▶ _TASK OBJECTIVE_
State how many lines in these records contain the word "chart", and nothing else.

-------- GIVEN RECORDS --------

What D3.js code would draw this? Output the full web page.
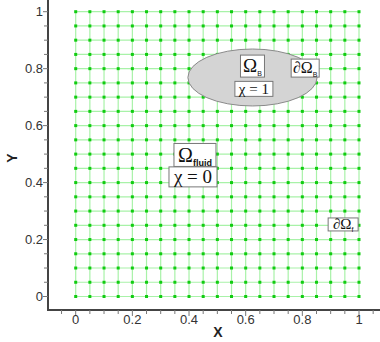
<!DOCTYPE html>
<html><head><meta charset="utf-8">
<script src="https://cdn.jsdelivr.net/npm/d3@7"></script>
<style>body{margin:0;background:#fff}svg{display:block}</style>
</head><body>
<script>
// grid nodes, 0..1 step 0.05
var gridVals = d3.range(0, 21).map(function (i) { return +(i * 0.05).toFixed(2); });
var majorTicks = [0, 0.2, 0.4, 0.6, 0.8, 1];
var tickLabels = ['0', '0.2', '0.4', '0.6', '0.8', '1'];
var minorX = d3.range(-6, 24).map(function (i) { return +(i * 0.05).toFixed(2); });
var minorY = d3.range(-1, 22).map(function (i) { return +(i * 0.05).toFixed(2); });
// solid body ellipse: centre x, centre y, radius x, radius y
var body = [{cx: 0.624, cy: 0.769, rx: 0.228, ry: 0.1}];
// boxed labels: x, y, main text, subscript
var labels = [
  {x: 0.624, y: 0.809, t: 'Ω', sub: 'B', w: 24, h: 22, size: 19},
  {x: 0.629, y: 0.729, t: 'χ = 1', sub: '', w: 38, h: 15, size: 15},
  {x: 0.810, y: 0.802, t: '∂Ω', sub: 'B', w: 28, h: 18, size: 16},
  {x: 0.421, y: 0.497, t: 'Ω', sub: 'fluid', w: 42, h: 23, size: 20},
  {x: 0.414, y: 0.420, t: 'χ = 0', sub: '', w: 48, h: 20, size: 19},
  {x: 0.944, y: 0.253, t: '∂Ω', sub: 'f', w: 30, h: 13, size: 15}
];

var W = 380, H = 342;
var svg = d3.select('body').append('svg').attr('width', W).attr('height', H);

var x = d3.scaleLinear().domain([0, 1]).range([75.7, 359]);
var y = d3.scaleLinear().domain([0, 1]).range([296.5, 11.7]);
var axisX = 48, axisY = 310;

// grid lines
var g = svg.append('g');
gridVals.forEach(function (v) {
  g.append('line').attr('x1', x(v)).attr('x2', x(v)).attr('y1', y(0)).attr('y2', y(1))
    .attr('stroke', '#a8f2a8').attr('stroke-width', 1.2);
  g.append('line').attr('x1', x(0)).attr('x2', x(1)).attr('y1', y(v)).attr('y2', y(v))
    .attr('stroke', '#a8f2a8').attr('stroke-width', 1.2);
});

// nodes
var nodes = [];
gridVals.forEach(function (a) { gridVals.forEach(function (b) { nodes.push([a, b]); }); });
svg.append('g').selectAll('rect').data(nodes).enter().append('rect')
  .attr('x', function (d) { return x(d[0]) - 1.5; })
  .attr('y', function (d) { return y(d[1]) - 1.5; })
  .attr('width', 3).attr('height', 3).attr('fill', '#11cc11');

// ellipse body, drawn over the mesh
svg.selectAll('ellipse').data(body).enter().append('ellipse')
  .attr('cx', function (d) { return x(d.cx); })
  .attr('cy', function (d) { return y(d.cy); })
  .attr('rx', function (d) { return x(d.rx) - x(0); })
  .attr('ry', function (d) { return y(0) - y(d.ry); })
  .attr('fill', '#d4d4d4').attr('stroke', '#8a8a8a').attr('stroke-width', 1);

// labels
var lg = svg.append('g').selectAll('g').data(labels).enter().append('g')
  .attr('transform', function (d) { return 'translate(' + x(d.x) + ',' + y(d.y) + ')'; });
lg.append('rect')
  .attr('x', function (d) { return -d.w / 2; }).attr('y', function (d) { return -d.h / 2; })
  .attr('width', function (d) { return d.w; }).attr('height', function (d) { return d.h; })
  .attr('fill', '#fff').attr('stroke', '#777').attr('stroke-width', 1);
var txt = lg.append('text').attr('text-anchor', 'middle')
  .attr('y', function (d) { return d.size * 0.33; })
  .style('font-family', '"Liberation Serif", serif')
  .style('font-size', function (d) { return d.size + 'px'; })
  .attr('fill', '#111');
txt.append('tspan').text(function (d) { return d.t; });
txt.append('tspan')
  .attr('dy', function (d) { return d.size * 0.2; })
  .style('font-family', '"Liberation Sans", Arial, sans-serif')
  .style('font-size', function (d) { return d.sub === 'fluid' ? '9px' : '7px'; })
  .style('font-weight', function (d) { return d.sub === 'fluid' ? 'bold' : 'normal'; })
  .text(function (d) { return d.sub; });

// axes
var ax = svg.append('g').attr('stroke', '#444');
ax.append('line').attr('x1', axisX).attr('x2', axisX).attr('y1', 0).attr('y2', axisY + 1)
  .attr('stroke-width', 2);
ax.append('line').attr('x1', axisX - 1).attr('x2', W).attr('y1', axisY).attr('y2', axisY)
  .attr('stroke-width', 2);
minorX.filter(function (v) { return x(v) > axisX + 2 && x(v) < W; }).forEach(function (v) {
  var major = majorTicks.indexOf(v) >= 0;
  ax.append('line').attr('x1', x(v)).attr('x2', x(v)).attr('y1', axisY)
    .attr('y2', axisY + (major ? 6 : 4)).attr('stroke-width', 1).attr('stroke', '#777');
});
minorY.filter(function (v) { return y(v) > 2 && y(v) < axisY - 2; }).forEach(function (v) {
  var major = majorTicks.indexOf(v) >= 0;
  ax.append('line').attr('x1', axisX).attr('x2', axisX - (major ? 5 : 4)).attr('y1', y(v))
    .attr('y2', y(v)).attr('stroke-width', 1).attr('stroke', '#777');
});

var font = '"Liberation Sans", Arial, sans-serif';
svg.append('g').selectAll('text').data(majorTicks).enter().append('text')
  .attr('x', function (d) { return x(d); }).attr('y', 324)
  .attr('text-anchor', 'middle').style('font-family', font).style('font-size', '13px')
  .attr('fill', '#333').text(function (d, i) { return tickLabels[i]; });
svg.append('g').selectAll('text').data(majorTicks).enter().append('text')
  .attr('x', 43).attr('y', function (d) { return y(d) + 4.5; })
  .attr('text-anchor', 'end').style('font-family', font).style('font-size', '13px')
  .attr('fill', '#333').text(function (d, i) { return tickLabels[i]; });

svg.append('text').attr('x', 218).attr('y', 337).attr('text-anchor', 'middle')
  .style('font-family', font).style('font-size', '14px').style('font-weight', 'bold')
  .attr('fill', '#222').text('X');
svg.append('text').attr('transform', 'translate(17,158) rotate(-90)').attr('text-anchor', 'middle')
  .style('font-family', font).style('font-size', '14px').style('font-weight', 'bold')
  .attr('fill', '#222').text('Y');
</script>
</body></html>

--------
-------- GIVEN RECORDS --------

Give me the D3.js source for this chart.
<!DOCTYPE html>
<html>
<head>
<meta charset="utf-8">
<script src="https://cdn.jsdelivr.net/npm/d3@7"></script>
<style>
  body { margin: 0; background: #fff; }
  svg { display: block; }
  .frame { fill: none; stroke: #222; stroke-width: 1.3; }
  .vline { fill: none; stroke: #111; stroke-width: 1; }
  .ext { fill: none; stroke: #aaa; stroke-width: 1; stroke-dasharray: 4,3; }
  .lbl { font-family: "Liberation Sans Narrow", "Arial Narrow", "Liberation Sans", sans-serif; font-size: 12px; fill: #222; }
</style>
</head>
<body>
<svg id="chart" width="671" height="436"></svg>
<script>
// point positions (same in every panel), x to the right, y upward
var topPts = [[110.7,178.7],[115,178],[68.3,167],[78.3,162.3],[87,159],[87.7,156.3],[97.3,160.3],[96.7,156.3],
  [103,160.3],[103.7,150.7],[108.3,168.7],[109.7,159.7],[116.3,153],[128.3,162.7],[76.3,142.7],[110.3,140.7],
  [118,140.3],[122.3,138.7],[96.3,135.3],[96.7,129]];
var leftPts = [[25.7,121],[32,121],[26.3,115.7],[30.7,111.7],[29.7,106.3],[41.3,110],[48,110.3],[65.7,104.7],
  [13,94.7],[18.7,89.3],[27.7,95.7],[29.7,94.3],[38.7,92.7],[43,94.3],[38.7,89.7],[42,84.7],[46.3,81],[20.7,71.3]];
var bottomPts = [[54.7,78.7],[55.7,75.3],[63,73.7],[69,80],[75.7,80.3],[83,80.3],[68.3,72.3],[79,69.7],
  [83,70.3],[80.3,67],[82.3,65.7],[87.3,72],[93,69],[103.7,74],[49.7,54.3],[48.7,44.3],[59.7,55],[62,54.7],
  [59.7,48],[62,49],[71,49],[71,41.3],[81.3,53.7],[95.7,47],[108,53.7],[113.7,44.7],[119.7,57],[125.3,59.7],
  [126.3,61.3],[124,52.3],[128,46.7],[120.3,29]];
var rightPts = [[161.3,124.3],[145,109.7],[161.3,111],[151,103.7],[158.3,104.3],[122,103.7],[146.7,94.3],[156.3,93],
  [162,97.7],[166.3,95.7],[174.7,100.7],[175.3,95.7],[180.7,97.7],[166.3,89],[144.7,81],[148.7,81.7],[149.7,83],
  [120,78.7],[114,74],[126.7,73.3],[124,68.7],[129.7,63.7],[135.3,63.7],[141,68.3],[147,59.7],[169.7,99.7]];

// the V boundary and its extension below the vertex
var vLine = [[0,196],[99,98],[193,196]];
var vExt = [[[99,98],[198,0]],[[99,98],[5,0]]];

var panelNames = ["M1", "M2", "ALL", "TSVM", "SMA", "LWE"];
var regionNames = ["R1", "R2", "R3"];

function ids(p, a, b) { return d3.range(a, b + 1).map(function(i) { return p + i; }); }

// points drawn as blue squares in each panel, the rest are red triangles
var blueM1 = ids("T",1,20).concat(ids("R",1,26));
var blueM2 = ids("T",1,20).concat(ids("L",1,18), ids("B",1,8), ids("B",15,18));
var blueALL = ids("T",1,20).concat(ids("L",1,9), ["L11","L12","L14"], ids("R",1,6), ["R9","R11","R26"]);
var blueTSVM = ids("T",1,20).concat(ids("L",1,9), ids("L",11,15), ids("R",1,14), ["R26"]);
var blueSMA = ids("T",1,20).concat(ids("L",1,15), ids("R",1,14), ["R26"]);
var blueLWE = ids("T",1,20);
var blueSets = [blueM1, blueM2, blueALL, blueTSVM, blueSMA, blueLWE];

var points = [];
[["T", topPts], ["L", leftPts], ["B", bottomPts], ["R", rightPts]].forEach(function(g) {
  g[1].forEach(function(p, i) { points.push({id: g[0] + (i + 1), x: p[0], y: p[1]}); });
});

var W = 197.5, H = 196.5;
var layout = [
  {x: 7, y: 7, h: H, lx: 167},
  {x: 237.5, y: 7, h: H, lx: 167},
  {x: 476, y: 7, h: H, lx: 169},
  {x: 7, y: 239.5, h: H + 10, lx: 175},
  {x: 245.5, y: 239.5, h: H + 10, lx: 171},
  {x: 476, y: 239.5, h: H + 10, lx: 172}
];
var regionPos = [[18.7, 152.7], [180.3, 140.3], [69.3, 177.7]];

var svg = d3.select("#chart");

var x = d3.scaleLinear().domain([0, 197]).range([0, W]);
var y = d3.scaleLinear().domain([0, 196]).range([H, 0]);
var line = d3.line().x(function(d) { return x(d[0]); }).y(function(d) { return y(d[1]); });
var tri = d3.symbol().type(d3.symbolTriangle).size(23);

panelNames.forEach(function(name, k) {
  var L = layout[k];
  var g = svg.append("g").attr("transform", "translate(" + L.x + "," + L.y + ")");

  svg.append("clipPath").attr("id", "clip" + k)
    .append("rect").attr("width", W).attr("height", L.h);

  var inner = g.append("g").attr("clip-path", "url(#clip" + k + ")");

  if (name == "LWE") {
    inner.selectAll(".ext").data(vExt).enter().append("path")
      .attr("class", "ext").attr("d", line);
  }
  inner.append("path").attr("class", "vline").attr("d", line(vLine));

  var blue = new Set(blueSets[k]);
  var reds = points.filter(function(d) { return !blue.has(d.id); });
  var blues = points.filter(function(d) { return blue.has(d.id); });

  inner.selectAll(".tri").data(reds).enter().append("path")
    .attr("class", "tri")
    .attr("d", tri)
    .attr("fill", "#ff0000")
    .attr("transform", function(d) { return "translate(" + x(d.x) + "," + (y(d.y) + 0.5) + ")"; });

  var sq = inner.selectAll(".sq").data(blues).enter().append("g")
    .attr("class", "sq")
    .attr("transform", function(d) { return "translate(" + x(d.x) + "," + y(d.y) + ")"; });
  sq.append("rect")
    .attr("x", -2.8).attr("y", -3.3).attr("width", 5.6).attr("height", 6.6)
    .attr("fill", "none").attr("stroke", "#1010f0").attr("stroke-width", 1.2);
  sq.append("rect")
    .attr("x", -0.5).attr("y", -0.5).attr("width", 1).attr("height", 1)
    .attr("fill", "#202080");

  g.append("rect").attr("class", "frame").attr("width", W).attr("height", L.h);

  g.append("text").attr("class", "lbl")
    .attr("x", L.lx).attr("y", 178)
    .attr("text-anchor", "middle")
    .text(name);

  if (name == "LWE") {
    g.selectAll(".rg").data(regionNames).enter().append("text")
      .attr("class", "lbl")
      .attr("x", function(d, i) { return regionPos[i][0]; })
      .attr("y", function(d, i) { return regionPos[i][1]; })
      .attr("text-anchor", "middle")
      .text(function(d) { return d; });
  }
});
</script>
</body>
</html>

--------

▶ _REPLY TO THE EXERCISE_
3